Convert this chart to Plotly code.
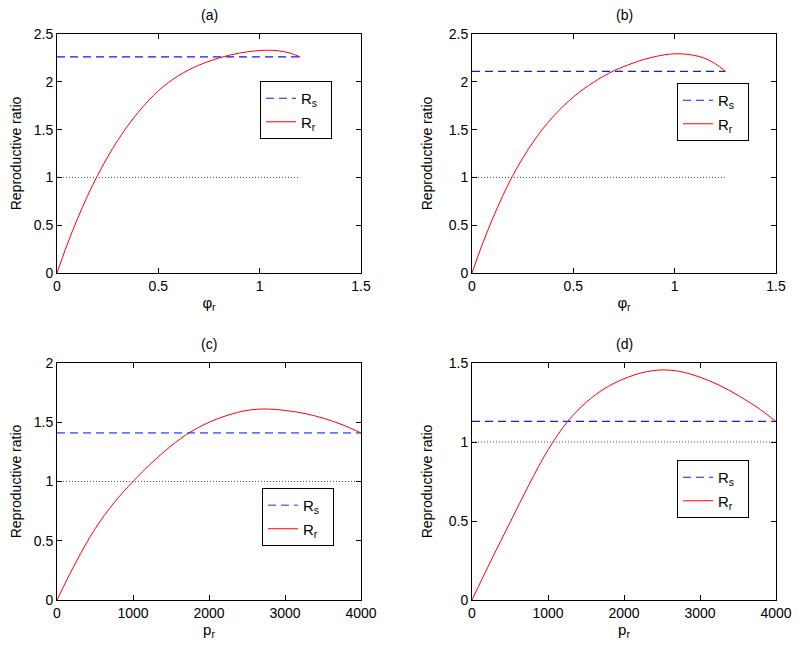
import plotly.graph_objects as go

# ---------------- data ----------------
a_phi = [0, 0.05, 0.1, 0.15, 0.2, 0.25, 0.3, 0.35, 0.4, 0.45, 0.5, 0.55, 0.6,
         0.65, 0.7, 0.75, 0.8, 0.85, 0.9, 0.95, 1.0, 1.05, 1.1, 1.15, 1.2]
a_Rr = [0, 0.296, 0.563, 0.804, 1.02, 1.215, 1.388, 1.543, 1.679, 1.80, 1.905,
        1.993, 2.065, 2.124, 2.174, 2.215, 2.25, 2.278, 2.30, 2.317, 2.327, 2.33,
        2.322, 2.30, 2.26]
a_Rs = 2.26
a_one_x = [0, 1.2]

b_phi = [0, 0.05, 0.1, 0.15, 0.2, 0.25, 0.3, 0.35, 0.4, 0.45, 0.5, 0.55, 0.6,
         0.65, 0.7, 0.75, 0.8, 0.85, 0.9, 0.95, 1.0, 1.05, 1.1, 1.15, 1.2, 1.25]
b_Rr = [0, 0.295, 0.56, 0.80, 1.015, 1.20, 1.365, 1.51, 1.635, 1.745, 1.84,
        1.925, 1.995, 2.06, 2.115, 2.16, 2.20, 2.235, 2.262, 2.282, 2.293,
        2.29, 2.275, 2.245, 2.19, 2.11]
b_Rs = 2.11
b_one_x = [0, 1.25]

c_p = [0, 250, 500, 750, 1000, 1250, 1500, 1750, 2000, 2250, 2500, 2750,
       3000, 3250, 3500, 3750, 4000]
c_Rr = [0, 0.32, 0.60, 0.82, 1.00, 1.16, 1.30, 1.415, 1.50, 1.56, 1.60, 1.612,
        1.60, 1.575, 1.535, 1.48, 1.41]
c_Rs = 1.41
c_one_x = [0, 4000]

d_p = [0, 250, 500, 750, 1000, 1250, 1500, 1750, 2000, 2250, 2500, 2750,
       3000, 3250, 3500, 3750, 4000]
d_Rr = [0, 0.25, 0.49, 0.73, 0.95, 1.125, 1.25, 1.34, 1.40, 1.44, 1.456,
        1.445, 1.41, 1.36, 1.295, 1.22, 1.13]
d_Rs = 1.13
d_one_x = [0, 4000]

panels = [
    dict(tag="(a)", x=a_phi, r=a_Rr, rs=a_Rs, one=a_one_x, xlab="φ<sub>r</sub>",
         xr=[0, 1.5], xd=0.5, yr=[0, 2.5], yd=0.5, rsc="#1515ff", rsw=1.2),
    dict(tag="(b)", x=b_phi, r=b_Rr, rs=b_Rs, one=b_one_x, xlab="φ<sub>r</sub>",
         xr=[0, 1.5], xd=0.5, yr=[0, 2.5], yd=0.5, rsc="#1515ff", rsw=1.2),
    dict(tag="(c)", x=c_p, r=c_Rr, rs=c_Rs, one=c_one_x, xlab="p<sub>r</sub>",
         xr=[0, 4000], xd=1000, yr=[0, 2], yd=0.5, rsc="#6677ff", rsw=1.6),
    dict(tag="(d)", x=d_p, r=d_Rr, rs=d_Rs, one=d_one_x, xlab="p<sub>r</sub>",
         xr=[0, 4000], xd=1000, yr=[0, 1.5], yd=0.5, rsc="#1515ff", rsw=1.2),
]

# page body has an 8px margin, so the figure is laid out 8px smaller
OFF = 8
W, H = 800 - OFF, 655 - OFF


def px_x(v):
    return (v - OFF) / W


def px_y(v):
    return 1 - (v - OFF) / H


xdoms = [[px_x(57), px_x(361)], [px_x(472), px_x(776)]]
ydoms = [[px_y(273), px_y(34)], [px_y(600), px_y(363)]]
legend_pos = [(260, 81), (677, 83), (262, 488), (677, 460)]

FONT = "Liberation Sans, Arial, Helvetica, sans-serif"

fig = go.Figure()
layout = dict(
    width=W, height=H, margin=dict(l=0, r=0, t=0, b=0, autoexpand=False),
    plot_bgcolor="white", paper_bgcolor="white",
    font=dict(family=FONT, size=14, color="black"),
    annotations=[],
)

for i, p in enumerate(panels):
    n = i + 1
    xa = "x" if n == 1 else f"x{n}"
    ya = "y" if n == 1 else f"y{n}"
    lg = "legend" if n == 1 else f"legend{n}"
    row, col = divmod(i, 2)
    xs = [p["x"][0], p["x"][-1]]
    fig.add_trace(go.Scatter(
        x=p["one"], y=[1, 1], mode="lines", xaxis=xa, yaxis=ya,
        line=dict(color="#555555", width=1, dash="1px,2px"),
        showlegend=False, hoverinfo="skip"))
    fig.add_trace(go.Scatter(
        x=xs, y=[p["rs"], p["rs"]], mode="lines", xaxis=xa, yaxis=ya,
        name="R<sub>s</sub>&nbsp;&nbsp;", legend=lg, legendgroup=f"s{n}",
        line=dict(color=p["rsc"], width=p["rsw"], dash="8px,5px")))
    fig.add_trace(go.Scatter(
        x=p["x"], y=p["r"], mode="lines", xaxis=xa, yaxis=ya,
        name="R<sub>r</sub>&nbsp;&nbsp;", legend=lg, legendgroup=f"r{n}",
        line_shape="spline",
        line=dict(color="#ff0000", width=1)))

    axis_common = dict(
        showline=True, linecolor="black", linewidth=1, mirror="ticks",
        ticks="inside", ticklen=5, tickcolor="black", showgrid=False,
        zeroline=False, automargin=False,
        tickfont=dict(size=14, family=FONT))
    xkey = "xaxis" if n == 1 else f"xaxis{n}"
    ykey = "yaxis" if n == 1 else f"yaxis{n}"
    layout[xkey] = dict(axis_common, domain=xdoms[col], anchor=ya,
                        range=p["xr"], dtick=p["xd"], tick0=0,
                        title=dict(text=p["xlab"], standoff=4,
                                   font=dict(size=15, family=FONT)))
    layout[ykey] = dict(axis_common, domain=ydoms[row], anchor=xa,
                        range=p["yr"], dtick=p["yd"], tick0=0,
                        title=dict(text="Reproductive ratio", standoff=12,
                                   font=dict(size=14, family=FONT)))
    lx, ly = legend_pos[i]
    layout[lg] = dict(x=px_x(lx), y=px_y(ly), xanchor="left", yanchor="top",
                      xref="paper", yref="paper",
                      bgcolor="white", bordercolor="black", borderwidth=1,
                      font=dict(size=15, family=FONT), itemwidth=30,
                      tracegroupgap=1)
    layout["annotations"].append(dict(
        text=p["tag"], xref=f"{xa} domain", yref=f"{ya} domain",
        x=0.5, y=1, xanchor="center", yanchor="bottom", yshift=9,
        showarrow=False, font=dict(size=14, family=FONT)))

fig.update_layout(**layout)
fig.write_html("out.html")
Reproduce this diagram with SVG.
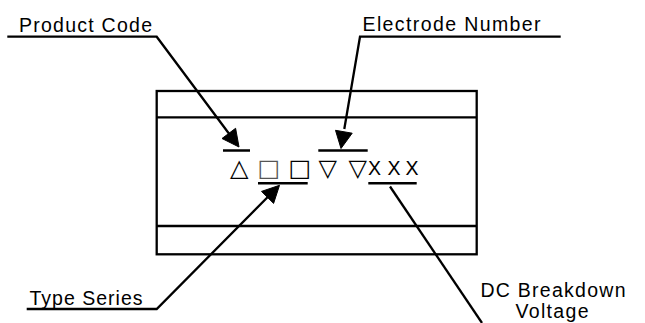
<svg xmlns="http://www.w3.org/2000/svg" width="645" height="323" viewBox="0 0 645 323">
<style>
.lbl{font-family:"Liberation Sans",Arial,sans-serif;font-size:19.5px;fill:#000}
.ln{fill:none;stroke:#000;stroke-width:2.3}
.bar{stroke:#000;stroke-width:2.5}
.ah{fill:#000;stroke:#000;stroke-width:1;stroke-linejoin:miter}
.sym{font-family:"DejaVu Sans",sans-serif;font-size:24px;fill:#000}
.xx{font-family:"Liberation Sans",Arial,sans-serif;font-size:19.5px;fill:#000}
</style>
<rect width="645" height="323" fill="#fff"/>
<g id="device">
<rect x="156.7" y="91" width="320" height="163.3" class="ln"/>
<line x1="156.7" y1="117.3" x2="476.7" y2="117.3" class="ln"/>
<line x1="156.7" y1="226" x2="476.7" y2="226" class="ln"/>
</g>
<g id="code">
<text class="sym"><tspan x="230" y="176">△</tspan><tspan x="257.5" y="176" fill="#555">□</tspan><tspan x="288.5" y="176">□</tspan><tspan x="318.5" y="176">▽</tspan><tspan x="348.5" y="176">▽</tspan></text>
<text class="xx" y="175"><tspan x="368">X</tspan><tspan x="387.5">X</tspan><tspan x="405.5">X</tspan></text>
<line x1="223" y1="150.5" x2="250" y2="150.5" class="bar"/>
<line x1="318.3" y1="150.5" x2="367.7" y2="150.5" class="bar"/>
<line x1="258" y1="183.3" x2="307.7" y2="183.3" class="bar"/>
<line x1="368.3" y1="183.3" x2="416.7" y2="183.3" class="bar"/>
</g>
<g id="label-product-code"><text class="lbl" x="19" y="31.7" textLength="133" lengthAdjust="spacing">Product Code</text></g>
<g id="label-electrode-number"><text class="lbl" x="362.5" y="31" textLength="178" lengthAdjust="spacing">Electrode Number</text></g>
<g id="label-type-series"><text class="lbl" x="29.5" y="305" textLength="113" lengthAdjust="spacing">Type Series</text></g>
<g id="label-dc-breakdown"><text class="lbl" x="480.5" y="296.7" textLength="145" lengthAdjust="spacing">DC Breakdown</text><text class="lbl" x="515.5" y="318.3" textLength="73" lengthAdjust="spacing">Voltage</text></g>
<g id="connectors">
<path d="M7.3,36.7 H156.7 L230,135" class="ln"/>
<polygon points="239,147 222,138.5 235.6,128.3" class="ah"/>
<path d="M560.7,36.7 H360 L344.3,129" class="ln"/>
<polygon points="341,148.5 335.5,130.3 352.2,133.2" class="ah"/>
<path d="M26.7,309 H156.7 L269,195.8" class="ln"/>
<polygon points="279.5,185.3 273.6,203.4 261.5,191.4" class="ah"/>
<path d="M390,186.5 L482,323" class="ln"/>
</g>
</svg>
· · · ·
Problem to work on:
Go back to the entries above and restate word for word every line from the first through the one that contains "d_one_x = [0, 4000]", leaving the pictures behind.

Solution below:
Convert this chart to Plotly code.
import plotly.graph_objects as go

# ---------------- data ----------------
a_phi = [0, 0.05, 0.1, 0.15, 0.2, 0.25, 0.3, 0.35, 0.4, 0.45, 0.5, 0.55, 0.6,
         0.65, 0.7, 0.75, 0.8, 0.85, 0.9, 0.95, 1.0, 1.05, 1.1, 1.15, 1.2]
a_Rr = [0, 0.296, 0.563, 0.804, 1.02, 1.215, 1.388, 1.543, 1.679, 1.80, 1.905,
        1.993, 2.065, 2.124, 2.174, 2.215, 2.25, 2.278, 2.30, 2.317, 2.327, 2.33,
        2.322, 2.30, 2.26]
a_Rs = 2.26
a_one_x = [0, 1.2]

b_phi = [0, 0.05, 0.1, 0.15, 0.2, 0.25, 0.3, 0.35, 0.4, 0.45, 0.5, 0.55, 0.6,
         0.65, 0.7, 0.75, 0.8, 0.85, 0.9, 0.95, 1.0, 1.05, 1.1, 1.15, 1.2, 1.25]
b_Rr = [0, 0.295, 0.56, 0.80, 1.015, 1.20, 1.365, 1.51, 1.635, 1.745, 1.84,
        1.925, 1.995, 2.06, 2.115, 2.16, 2.20, 2.235, 2.262, 2.282, 2.293,
        2.29, 2.275, 2.245, 2.19, 2.11]
b_Rs = 2.11
b_one_x = [0, 1.25]

c_p = [0, 250, 500, 750, 1000, 1250, 1500, 1750, 2000, 2250, 2500, 2750,
       3000, 3250, 3500, 3750, 4000]
c_Rr = [0, 0.32, 0.60, 0.82, 1.00, 1.16, 1.30, 1.415, 1.50, 1.56, 1.60, 1.612,
        1.60, 1.575, 1.535, 1.48, 1.41]
c_Rs = 1.41
c_one_x = [0, 4000]

d_p = [0, 250, 500, 750, 1000, 1250, 1500, 1750, 2000, 2250, 2500, 2750,
       3000, 3250, 3500, 3750, 4000]
d_Rr = [0, 0.25, 0.49, 0.73, 0.95, 1.125, 1.25, 1.34, 1.40, 1.44, 1.456,
        1.445, 1.41, 1.36, 1.295, 1.22, 1.13]
d_Rs = 1.13
d_one_x = [0, 4000]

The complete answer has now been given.